* START *

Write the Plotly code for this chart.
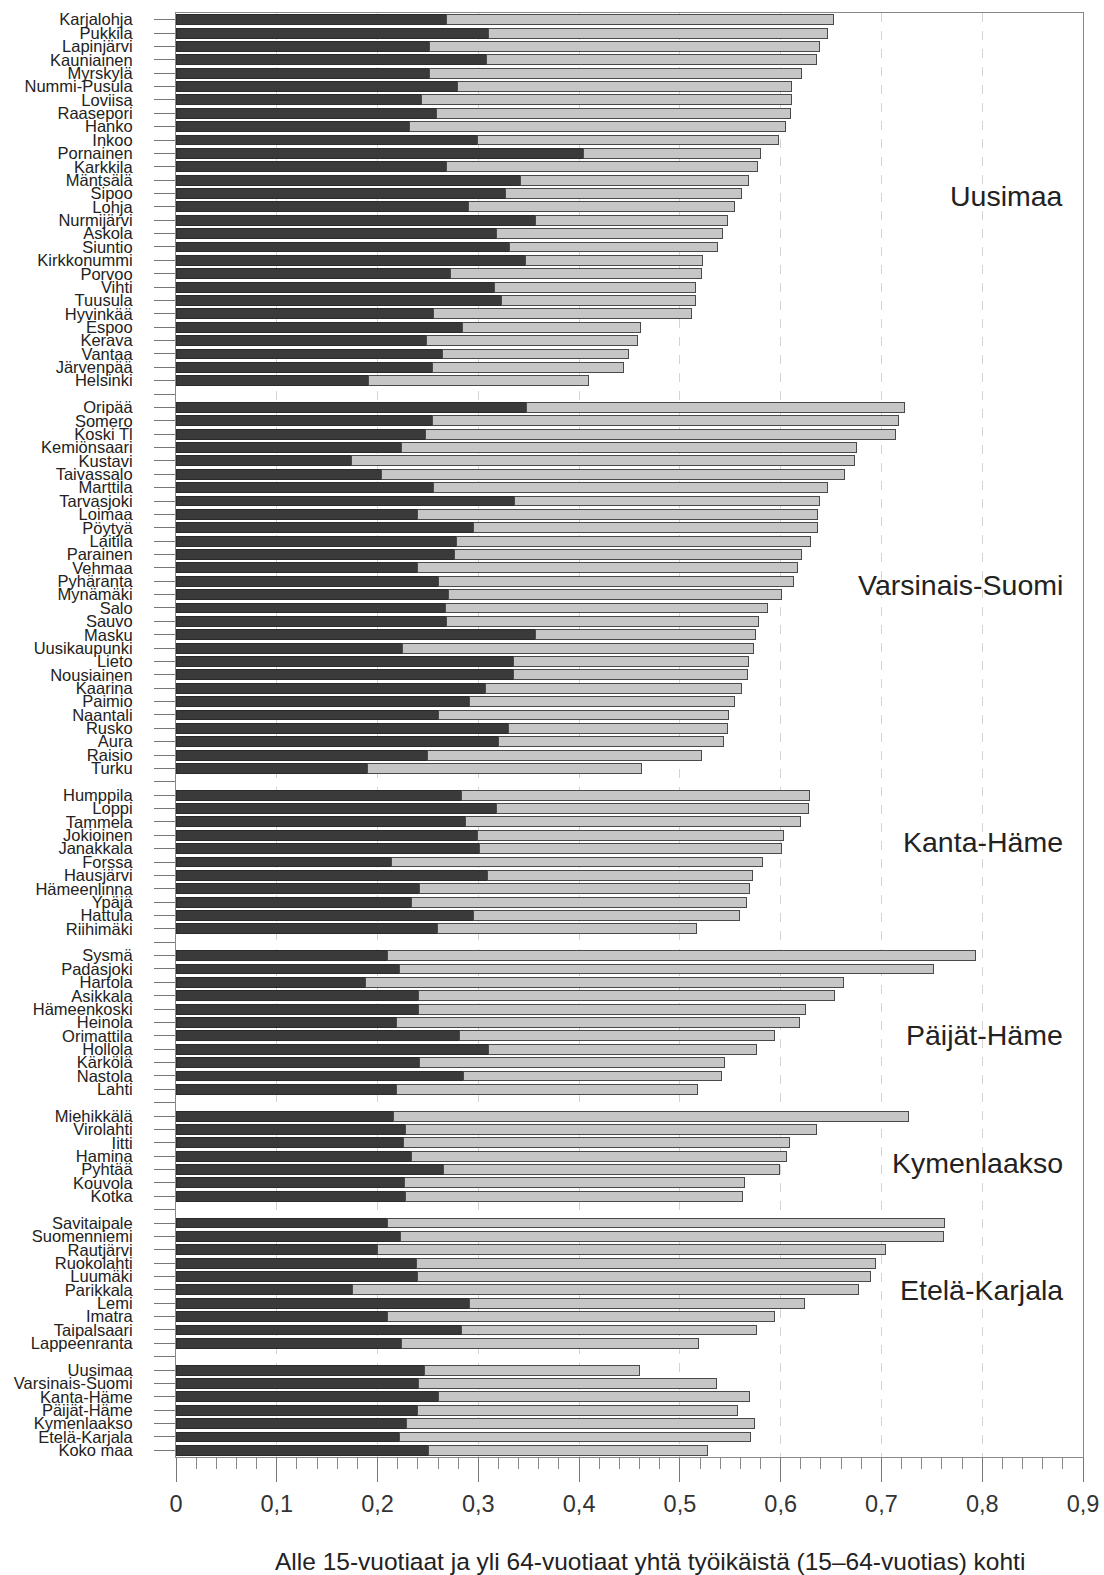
import plotly.graph_objects as go

# ---- data ----
uusimaa_names = ["Karjalohja", "Pukkila", "Lapinjärvi", "Kauniainen", "Myrskylä", "Nummi-Pusula",
                 "Loviisa", "Raasepori", "Hanko", "Inkoo", "Pornainen", "Karkkila", "Mäntsälä",
                 "Sipoo", "Lohja", "Nurmijärvi", "Askola", "Siuntio", "Kirkkonummi", "Porvoo",
                 "Vihti", "Tuusula", "Hyvinkää", "Espoo", "Kerava", "Vantaa", "Järvenpää", "Helsinki"]
uusimaa_u15 = [0.268, 0.310, 0.252, 0.308, 0.252, 0.279, 0.244, 0.258, 0.232, 0.299, 0.404, 0.268,
               0.342, 0.327, 0.290, 0.357, 0.318, 0.331, 0.347, 0.272, 0.316, 0.323, 0.256, 0.284,
               0.249, 0.264, 0.255, 0.191]
uusimaa_o64 = [0.384, 0.336, 0.387, 0.328, 0.369, 0.332, 0.367, 0.352, 0.373, 0.299, 0.176, 0.309,
               0.226, 0.234, 0.264, 0.190, 0.224, 0.206, 0.175, 0.249, 0.199, 0.192, 0.256, 0.177,
               0.209, 0.185, 0.189, 0.218]

vs_names = ["Oripää", "Somero", "Koski Tl", "Kemiönsaari", "Kustavi", "Taivassalo", "Marttila",
            "Tarvasjoki", "Loimaa", "Pöytyä", "Laitila", "Parainen", "Vehmaa", "Pyhäranta",
            "Mynämäki", "Salo", "Sauvo", "Masku", "Uusikaupunki", "Lieto", "Nousiainen", "Kaarina",
            "Paimio", "Naantali", "Rusko", "Aura", "Raisio", "Turku"]
vs_u15 = [0.348, 0.255, 0.248, 0.224, 0.174, 0.204, 0.256, 0.336, 0.240, 0.295, 0.278, 0.276,
          0.240, 0.260, 0.270, 0.267, 0.268, 0.357, 0.225, 0.335, 0.335, 0.307, 0.291, 0.260,
          0.330, 0.320, 0.250, 0.190]
vs_o64 = [0.375, 0.462, 0.466, 0.451, 0.499, 0.459, 0.390, 0.303, 0.397, 0.342, 0.352, 0.345,
          0.377, 0.353, 0.331, 0.320, 0.310, 0.218, 0.348, 0.233, 0.232, 0.254, 0.263, 0.288,
          0.217, 0.223, 0.271, 0.272]

kh_names = ["Humppila", "Loppi", "Tammela", "Jokioinen", "Janakkala", "Forssa", "Hausjärvi",
            "Hämeenlinna", "Ypäjä", "Hattula", "Riihimäki"]
kh_u15 = [0.283, 0.318, 0.287, 0.299, 0.301, 0.214, 0.309, 0.242, 0.234, 0.295, 0.259]
kh_o64 = [0.346, 0.310, 0.333, 0.304, 0.300, 0.368, 0.263, 0.327, 0.332, 0.264, 0.257]

ph_names = ["Sysmä", "Padasjoki", "Hartola", "Asikkala", "Hämeenkoski", "Heinola", "Orimattila",
            "Hollola", "Kärkölä", "Nastola", "Lahti"]
ph_u15 = [0.210, 0.222, 0.188, 0.241, 0.241, 0.219, 0.281, 0.310, 0.242, 0.285, 0.219]
ph_o64 = [0.583, 0.530, 0.474, 0.412, 0.384, 0.400, 0.313, 0.266, 0.302, 0.256, 0.298]

ky_names = ["Miehikkälä", "Virolahti", "Iitti", "Hamina", "Pyhtää", "Kouvola", "Kotka"]
ky_u15 = [0.216, 0.228, 0.226, 0.234, 0.265, 0.227, 0.228]
ky_o64 = [0.511, 0.408, 0.383, 0.372, 0.334, 0.337, 0.334]

ek_names = ["Savitaipale", "Suomenniemi", "Rautjärvi", "Ruokolahti", "Luumäki", "Parikkala",
            "Lemi", "Imatra", "Taipalsaari", "Lappeenranta"]
ek_u15 = [0.210, 0.223, 0.200, 0.239, 0.240, 0.175, 0.291, 0.210, 0.283, 0.224]
ek_o64 = [0.553, 0.539, 0.504, 0.455, 0.449, 0.502, 0.333, 0.384, 0.293, 0.294]

sum_names = ["Uusimaa", "Varsinais-Suomi", "Kanta-Häme", "Päijät-Häme", "Kymenlaakso",
             "Etelä-Karjala", "Koko maa"]
sum_u15 = [0.247, 0.241, 0.260, 0.240, 0.229, 0.222, 0.251]
sum_o64 = [0.213, 0.295, 0.309, 0.317, 0.345, 0.348, 0.276]

region_labels = ["Uusimaa", "Varsinais-Suomi", "Kanta-Häme", "Päijät-Häme", "Kymenlaakso",
                 "Etelä-Karjala"]
region_label_rows = [13.2, 42.3, 61.5, 75.9, 85.5, 95.0]

x_tick_vals = [0, 0.1, 0.2, 0.3, 0.4, 0.5, 0.6, 0.7, 0.8, 0.9]
x_tick_text = ["0", "0,1", "0,2", "0,3", "0,4", "0,5", "0,6", "0,7", "0,8", "0,9"]
x_title = "Alle 15-vuotiaat ja yli 64-vuotiaat yhtä työikäistä (15–64-vuotias) kohti"

# ---- build rows with a blank row between groups ----
groups = [(uusimaa_names, uusimaa_u15, uusimaa_o64), (vs_names, vs_u15, vs_o64),
          (kh_names, kh_u15, kh_o64), (ph_names, ph_u15, ph_o64), (ky_names, ky_u15, ky_o64),
          (ek_names, ek_u15, ek_o64), (sum_names, sum_u15, sum_o64)]

ys, u15, o64, tickvals, ticktext = [], [], [], [], []
row = 0
for gi, (names, a, b) in enumerate(groups):
    if gi > 0:
        tickvals.append(row)
        ticktext.append("")
        row += 1
    for n, va, vb in zip(names, a, b):
        ys.append(row)
        u15.append(va)
        o64.append(vb)
        tickvals.append(row)
        ticktext.append(n)
        row += 1
nrows = row

FONT = "Liberation Sans, Arial, sans-serif"

fig = go.Figure()
fig.add_trace(go.Bar(y=ys, x=u15, orientation="h", width=0.74,
                     marker=dict(color="#3a3a3a", line=dict(color="#2a2a2a", width=1)),
                     name="Alle 15-vuotiaat"))
fig.add_trace(go.Bar(y=ys, x=o64, orientation="h", width=0.74,
                     marker=dict(color="#c6c6c6", line=dict(color="#4a4a4a", width=1)),
                     name="Yli 64-vuotiaat"))

for lab, r in zip(region_labels, region_label_rows):
    fig.add_annotation(x=0.980, xref="paper", y=r, yref="y", text=lab, showarrow=False,
                       xanchor="right", yanchor="middle",
                       font=dict(family=FONT, size=28.5, color="#222222"))

fig.add_annotation(x=0.523, xref="paper", y=0, yref="paper", yshift=-104, text=x_title,
                   showarrow=False, xanchor="center", yanchor="middle",
                   font=dict(family=FONT, size=24.5, color="#222222"))

fig.update_layout(
    width=1104, height=1575,
    margin=dict(l=176, r=21, t=13, b=118),
    barmode="stack", bargap=0.25,
    showlegend=False,
    plot_bgcolor="white", paper_bgcolor="white",
    font=dict(family=FONT, color="#222222"),
)
fig.update_xaxes(
    automargin=False,
    range=[0, 0.9], tickvals=x_tick_vals, ticktext=x_tick_text,
    ticks="outside", ticklen=24, tickcolor="#777777", tickwidth=1,
    ticklabelstandoff=2,
    tickfont=dict(family=FONT, size=23.5, color="#333333"),
    showline=True, linecolor="#888888", linewidth=1, mirror=True,
    showgrid=True, gridcolor="#d4d4d4", griddash="dash", gridwidth=1,
    zeroline=False,
    minor=dict(dtick=0.02, tick0=0, ticks="outside", ticklen=11, tickcolor="#888888",
               showgrid=False),
)
fig.update_yaxes(
    automargin=False,
    range=[nrows - 0.5, -0.5], tickvals=tickvals, ticktext=ticktext,
    ticks="outside", ticklen=21, tickcolor="#777777", tickwidth=1,
    ticklabelstandoff=18,
    tickfont=dict(family=FONT, size=16.5, color="#222222"),
    showline=True, linecolor="#888888", linewidth=1, mirror=True,
    showgrid=False, zeroline=False,
)

# remove the default page margin so the 1104x1575 figure fills the window exactly
fig.write_html("out.html",
               config={"displayModeBar": False},
               post_script="document.body.style.margin='0';document.body.style.overflow='hidden';")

* END *

Task details: Quote, exactly and only, the lines from the first line of the data above through the line containing "0.217, 0.223, 0.271, 0.272]". The pictures do not belong in it.

Response to the task:
Write the Plotly code for this chart.
import plotly.graph_objects as go

# ---- data ----
uusimaa_names = ["Karjalohja", "Pukkila", "Lapinjärvi", "Kauniainen", "Myrskylä", "Nummi-Pusula",
                 "Loviisa", "Raasepori", "Hanko", "Inkoo", "Pornainen", "Karkkila", "Mäntsälä",
                 "Sipoo", "Lohja", "Nurmijärvi", "Askola", "Siuntio", "Kirkkonummi", "Porvoo",
                 "Vihti", "Tuusula", "Hyvinkää", "Espoo", "Kerava", "Vantaa", "Järvenpää", "Helsinki"]
uusimaa_u15 = [0.268, 0.310, 0.252, 0.308, 0.252, 0.279, 0.244, 0.258, 0.232, 0.299, 0.404, 0.268,
               0.342, 0.327, 0.290, 0.357, 0.318, 0.331, 0.347, 0.272, 0.316, 0.323, 0.256, 0.284,
               0.249, 0.264, 0.255, 0.191]
uusimaa_o64 = [0.384, 0.336, 0.387, 0.328, 0.369, 0.332, 0.367, 0.352, 0.373, 0.299, 0.176, 0.309,
               0.226, 0.234, 0.264, 0.190, 0.224, 0.206, 0.175, 0.249, 0.199, 0.192, 0.256, 0.177,
               0.209, 0.185, 0.189, 0.218]

vs_names = ["Oripää", "Somero", "Koski Tl", "Kemiönsaari", "Kustavi", "Taivassalo", "Marttila",
            "Tarvasjoki", "Loimaa", "Pöytyä", "Laitila", "Parainen", "Vehmaa", "Pyhäranta",
            "Mynämäki", "Salo", "Sauvo", "Masku", "Uusikaupunki", "Lieto", "Nousiainen", "Kaarina",
            "Paimio", "Naantali", "Rusko", "Aura", "Raisio", "Turku"]
vs_u15 = [0.348, 0.255, 0.248, 0.224, 0.174, 0.204, 0.256, 0.336, 0.240, 0.295, 0.278, 0.276,
          0.240, 0.260, 0.270, 0.267, 0.268, 0.357, 0.225, 0.335, 0.335, 0.307, 0.291, 0.260,
          0.330, 0.320, 0.250, 0.190]
vs_o64 = [0.375, 0.462, 0.466, 0.451, 0.499, 0.459, 0.390, 0.303, 0.397, 0.342, 0.352, 0.345,
          0.377, 0.353, 0.331, 0.320, 0.310, 0.218, 0.348, 0.233, 0.232, 0.254, 0.263, 0.288,
          0.217, 0.223, 0.271, 0.272]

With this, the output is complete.